Nach knapp 45 Minuten ist Tizian mit der Skizze fertig. Während des Zeichnens hat er erklärt, worauf er achtet. Verschiedenen Schatten, Konturen, Outlines, Details, auch welche Stifte und Dosen er benutzt. Anfänger*innen beispielsweise rät er, es zu Beginn mit einfachen Filzstiften und ein paar Dosen zu versuchen. Die reichen vollkommen aus.
An seiner Übungswand teilt er die Fläche in verschiedene Abschnitte ein: „Ich sketche immer erstmals vor, um zu sehen, was wo hingehört.

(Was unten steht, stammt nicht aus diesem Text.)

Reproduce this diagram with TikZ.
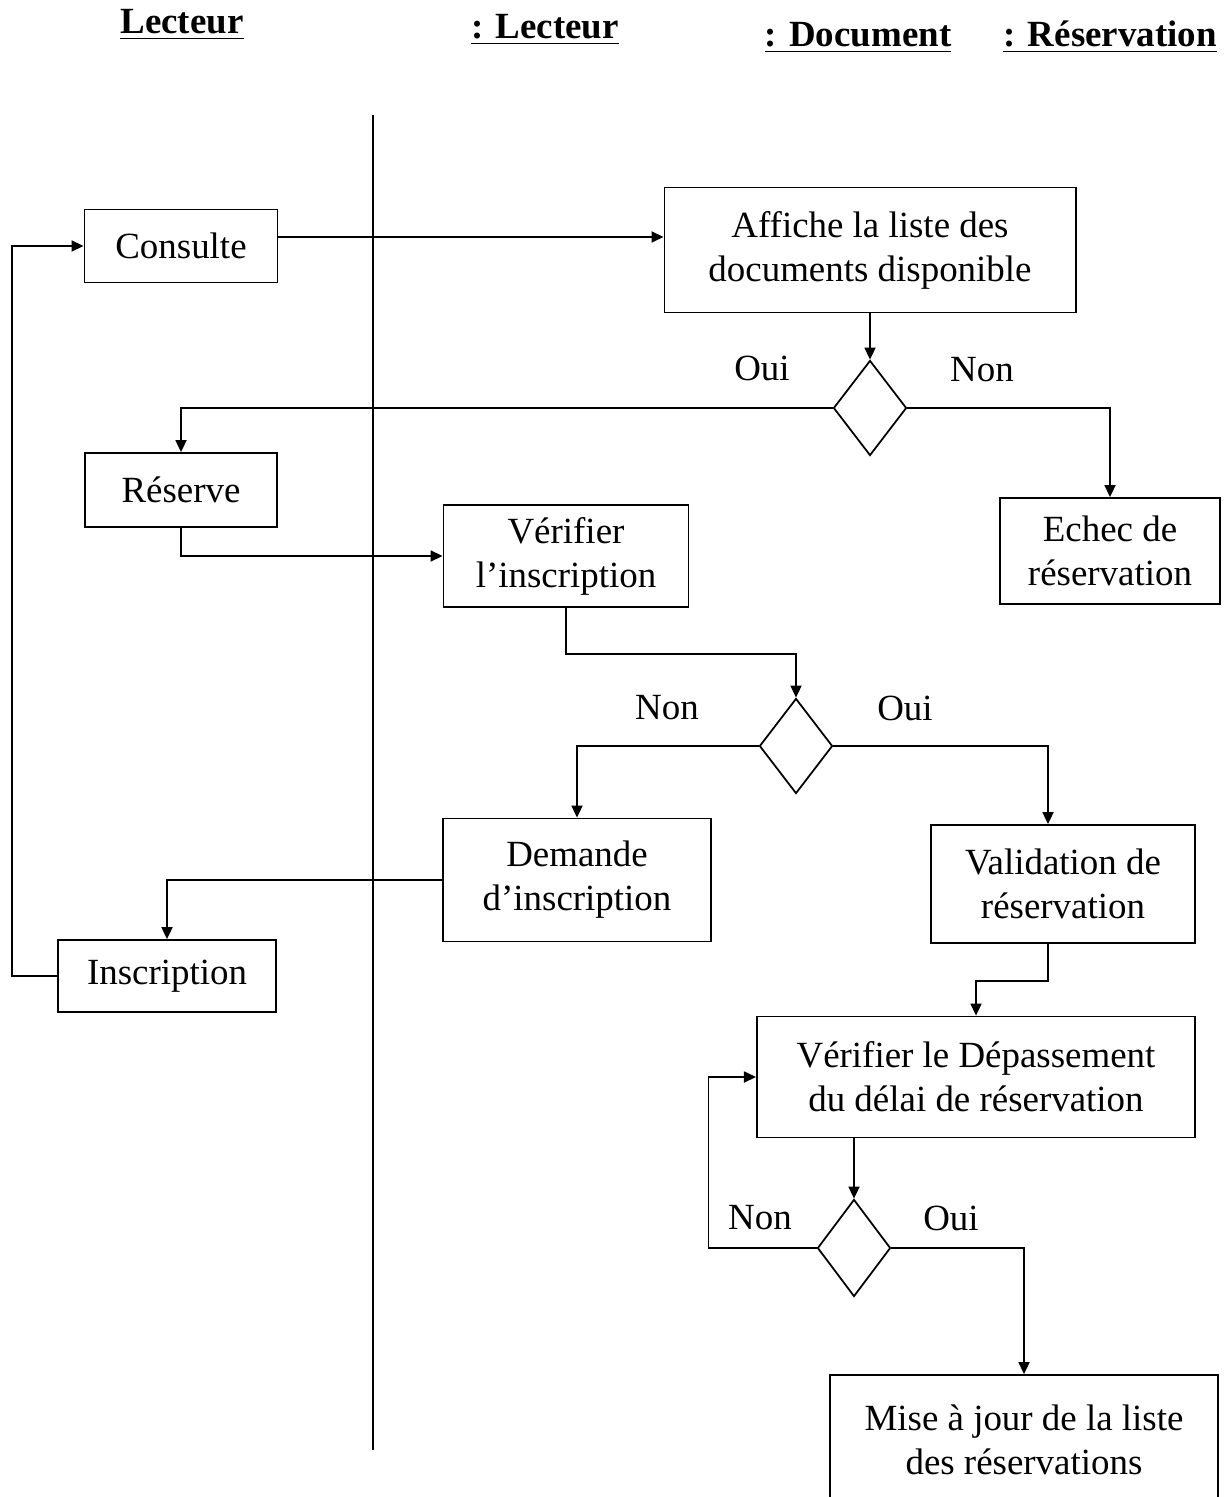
\documentclass[tikz,border=0pt]{standalone}
\usepackage{fontspec}
\setmainfont{Liberation Serif}
\usepackage{tikz}
\usetikzlibrary{arrows.meta}
\usetikzlibrary{shapes.geometric}

\begin{document}
\begin{tikzpicture}[x=0.01cm,y=-0.01cm,
        >={Triangle[length=1.2mm,width=1.1mm]},
        every path/.style={line width=0.5pt},
        actbox/.style={draw,align=center,inner sep=0pt,font=\fontsize{10.5}{12.5}\selectfont},
        choix/.style={draw,diamond,inner sep=0pt,minimum width=0.73cm,minimum height=0.95cm},
        lbl/.style={font=\fontsize{10.5}{12.5}\selectfont},
        entete/.style={font=\fontsize{10.5}{12.5}\selectfont\bfseries}]
        \useasboundingbox (0,0) rectangle (1228,1497);
        % couloirs
        \node[entete] (hlect) at (182,25) {\underline{Lecteur}};
        \node[entete] (hlect2) at (545,30) {\underline{: Lecteur}};
        \node[entete] (hdoc) at (858,38) {\underline{: Document}};
        \node[entete] (hres) at (1110,37) {\underline{: Réservation}};
        \draw (373,115) -- (373,1450);
        % activites
        \node[actbox,minimum width=1.93cm,minimum height=0.73cm] (con) at (181,246) {Consulte};
        \node[actbox,minimum width=4.11cm,minimum height=1.25cm] (aff) at (870,250) {Affiche la liste des\\documents disponible};
        \node[choix] (d1) at (870,408) {};
        \node[actbox,minimum width=1.92cm,minimum height=0.74cm] (res) at (181,490) {Réserve};
        \node[actbox,minimum width=2.20cm,minimum height=1.06cm] (ech) at (1110,551) {Echec de\\réservation};
        \node[actbox,minimum width=2.45cm,minimum height=1.02cm] (ver) at (566,556) {Vérifier\\l’inscription};
        \node[choix] (d2) at (796,746) {};
        \node[actbox,minimum width=2.68cm,minimum height=1.23cm] (dem) at (577,880) {Demande\\d’inscription};
        \node[actbox,minimum width=2.64cm,minimum height=1.18cm] (val) at (1063,884) {Validation de\\réservation};
        \node[actbox,minimum width=2.18cm,minimum height=0.72cm] (ins) at (167,976) {Inscription};
        \node[actbox,minimum width=4.38cm,minimum height=1.21cm] (vd) at (976,1077) {Vérifier le Dépassement\\du délai de réservation};
        \node[choix,minimum height=0.97cm] (d3) at (854,1248) {};
        \node[actbox,minimum width=3.88cm,minimum height=1.30cm] (mis) at (1024,1440) {Mise à jour de la liste\\des réservations};
        % gardes
        \node[lbl] (g1) at (762,368) {Oui};
        \node[lbl] (g2) at (982,370) {Non};
        \node[lbl] (g3) at (667,708) {Non};
        \node[lbl] (g4) at (905,708) {Oui};
        \node[lbl] (g5) at (760,1218) {Non};
        \node[lbl] (g6) at (951,1218) {Oui};
        % transitions
        \draw[->] ([yshift=0.09cm]con.east) -- ([yshift=0.09cm]con.east -| aff.west);
        \draw[->] (aff.south) -- (d1.north);
        \draw[->] (d1.west) -| (res.north);
        \draw[->] (d1.east) -| (ech.north);
        \draw[->] (res.south) |- (ver.west);
        \draw[->] (ver.south) -- ++(0,46) -| (d2.north);
        \draw[->] (d2.west) -| (dem.north);
        \draw[->] (d2.east) -| ([xshift=-0.15cm]val.north);
        \draw[->] (dem.west) -| (ins.north);
        \draw[->] (ins.west) -- ++(-45,0) |- (con.west);
        \draw[->] ([xshift=-0.15cm]val.south) -- ++(0,37) -| (vd.north);
        \draw[->] (d3.north |- vd.south) -- (d3.north);
        \draw[->] (d3.west) -- ++(-108,0) |- (vd.west);
        \draw[->] (d3.east) -| (mis.north);
    \end{tikzpicture}
\end{document}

Deswegen nehm ich dann auch meistens zwei Farben zum Vormalen.” Dann macht er sich an die Arbeit. Währenddessen läuft deutscher oder englischer Hip-Hop. Das Graffiti nimmt mehr und mehr Gestalt an. Nach circa einer Stunde sprüht Tizian die Details. An der Wand steht jetzt sein designtes Logo für Amberg24.
Irgendwann will der 20-Jährige vom Sprayen leben können. Aufträge nimmt er bereits fleißig an: „Es geht. Ich bin relativ durchgeplant. Viel mit Jugend und Sozialarbeit. Privatpersonen noch nicht so viel, vielleicht zwei, drei Stück.”
Neben Hauswänden und Firmendesigns kann Tizian sich auch vorstellen, in Kinderzimmern zu sprayen, sofern die Eltern offen sind. Aktuell ist er zwar noch als Zerspanungsmechaniker angestellt, den Traum sein Hobby zum Beruf zu machen, verfolgt er allerdings mit viel Spaß und Fleiß.
Der nächste Graffiti Workshop mit Tizian findet am 8. Juli. ab 11 Uhr im Jugendtreff „Cube” Kümmersbruck statt. Anmelden könnt ihr euch im JUZ. Teilnahme ab 12 Jahren.